_Your objective_
Return verbatim the inclusive range of lines running from the line that contains "Write a web" to the line that contains "20, interval: 4". Omit every other line.

Source code of charts:
▬▬▬▬▬▬▬▬▬▬

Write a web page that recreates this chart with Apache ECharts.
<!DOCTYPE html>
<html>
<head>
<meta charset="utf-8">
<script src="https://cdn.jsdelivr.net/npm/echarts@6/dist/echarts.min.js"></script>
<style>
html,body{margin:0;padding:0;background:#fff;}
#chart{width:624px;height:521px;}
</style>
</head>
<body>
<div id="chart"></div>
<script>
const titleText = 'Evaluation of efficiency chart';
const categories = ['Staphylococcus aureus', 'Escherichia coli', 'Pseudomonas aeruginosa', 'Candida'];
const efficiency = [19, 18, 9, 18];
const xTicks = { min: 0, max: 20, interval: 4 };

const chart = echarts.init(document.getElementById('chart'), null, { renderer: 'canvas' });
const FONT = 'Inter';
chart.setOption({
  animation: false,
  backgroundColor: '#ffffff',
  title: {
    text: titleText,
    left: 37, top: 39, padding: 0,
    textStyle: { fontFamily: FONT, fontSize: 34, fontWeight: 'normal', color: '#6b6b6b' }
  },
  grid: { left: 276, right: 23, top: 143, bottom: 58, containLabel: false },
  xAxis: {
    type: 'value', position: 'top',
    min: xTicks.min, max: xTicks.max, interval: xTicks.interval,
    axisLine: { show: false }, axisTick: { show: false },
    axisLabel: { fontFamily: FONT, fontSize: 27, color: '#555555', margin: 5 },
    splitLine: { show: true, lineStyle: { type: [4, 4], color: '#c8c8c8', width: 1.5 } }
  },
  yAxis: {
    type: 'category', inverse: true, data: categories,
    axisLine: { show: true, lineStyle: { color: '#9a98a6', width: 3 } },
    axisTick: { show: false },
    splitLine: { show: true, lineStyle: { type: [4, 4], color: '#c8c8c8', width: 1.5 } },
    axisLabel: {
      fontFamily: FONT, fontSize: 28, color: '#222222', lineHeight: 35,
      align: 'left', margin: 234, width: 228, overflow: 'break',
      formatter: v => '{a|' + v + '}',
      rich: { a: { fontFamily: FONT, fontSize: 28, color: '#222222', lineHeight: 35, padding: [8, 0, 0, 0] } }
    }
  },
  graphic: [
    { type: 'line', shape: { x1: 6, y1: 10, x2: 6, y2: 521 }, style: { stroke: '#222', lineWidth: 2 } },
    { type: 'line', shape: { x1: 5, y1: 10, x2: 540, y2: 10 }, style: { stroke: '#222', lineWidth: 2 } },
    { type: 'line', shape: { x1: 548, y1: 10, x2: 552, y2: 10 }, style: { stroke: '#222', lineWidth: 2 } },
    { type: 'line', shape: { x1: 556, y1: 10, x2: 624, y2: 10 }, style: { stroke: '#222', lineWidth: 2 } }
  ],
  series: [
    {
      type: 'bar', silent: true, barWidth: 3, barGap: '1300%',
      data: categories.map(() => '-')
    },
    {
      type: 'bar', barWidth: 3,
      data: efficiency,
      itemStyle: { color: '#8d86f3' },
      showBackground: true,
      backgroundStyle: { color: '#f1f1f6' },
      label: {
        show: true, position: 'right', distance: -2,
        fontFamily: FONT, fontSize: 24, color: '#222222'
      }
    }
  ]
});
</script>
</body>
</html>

▬▬▬▬▬▬▬▬▬▬

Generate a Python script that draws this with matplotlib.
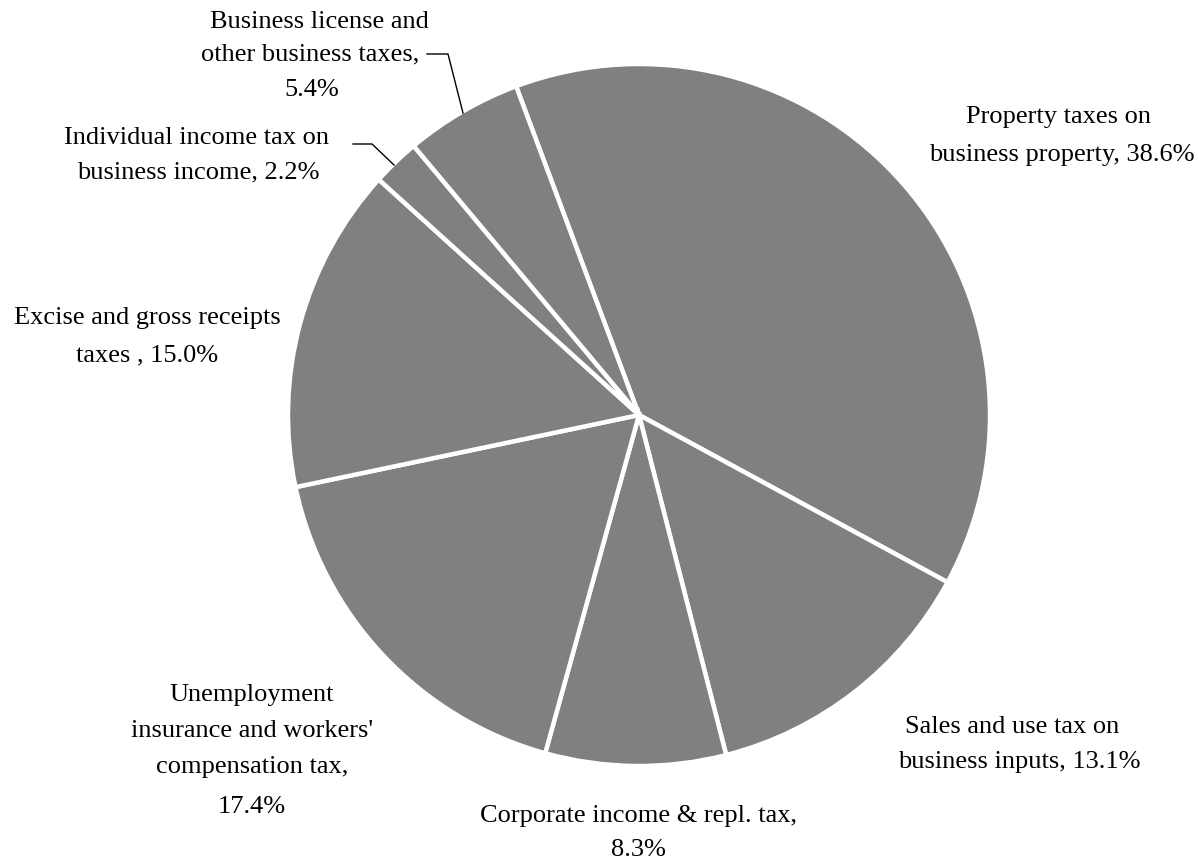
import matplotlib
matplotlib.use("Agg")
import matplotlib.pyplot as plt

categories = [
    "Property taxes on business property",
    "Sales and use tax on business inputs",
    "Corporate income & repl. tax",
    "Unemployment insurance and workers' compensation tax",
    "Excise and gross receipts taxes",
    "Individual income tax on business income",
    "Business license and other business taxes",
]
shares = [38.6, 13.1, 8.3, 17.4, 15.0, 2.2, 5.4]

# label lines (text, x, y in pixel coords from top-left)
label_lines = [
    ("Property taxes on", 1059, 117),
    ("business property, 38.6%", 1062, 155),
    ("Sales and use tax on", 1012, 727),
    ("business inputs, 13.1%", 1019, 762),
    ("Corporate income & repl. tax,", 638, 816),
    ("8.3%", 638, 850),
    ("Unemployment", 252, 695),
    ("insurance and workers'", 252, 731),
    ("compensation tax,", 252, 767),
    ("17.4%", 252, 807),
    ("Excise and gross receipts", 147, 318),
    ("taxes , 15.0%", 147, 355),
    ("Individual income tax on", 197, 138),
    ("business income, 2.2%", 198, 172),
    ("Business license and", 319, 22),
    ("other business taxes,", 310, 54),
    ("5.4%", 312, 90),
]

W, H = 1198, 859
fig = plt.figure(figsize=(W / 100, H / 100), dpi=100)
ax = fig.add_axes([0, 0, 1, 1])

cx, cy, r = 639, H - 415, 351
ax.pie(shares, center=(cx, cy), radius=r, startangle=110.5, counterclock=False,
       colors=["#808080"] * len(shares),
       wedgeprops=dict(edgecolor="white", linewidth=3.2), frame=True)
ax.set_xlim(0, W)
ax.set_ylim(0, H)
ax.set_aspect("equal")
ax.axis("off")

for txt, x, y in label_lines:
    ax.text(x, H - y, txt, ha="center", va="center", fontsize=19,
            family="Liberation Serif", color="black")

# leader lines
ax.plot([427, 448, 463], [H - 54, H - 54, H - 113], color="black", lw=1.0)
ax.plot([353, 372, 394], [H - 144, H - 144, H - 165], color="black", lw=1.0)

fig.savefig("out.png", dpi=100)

▬▬▬▬▬▬▬▬▬▬

_Full response_
Write a web page that recreates this chart with Apache ECharts.
<!DOCTYPE html>
<html>
<head>
<meta charset="utf-8">
<script src="https://cdn.jsdelivr.net/npm/echarts@6/dist/echarts.min.js"></script>
<style>
html,body{margin:0;padding:0;background:#fff;}
#chart{width:624px;height:521px;}
</style>
</head>
<body>
<div id="chart"></div>
<script>
const titleText = 'Evaluation of efficiency chart';
const categories = ['Staphylococcus aureus', 'Escherichia coli', 'Pseudomonas aeruginosa', 'Candida'];
const efficiency = [19, 18, 9, 18];
const xTicks = { min: 0, max: 20, interval: 4 };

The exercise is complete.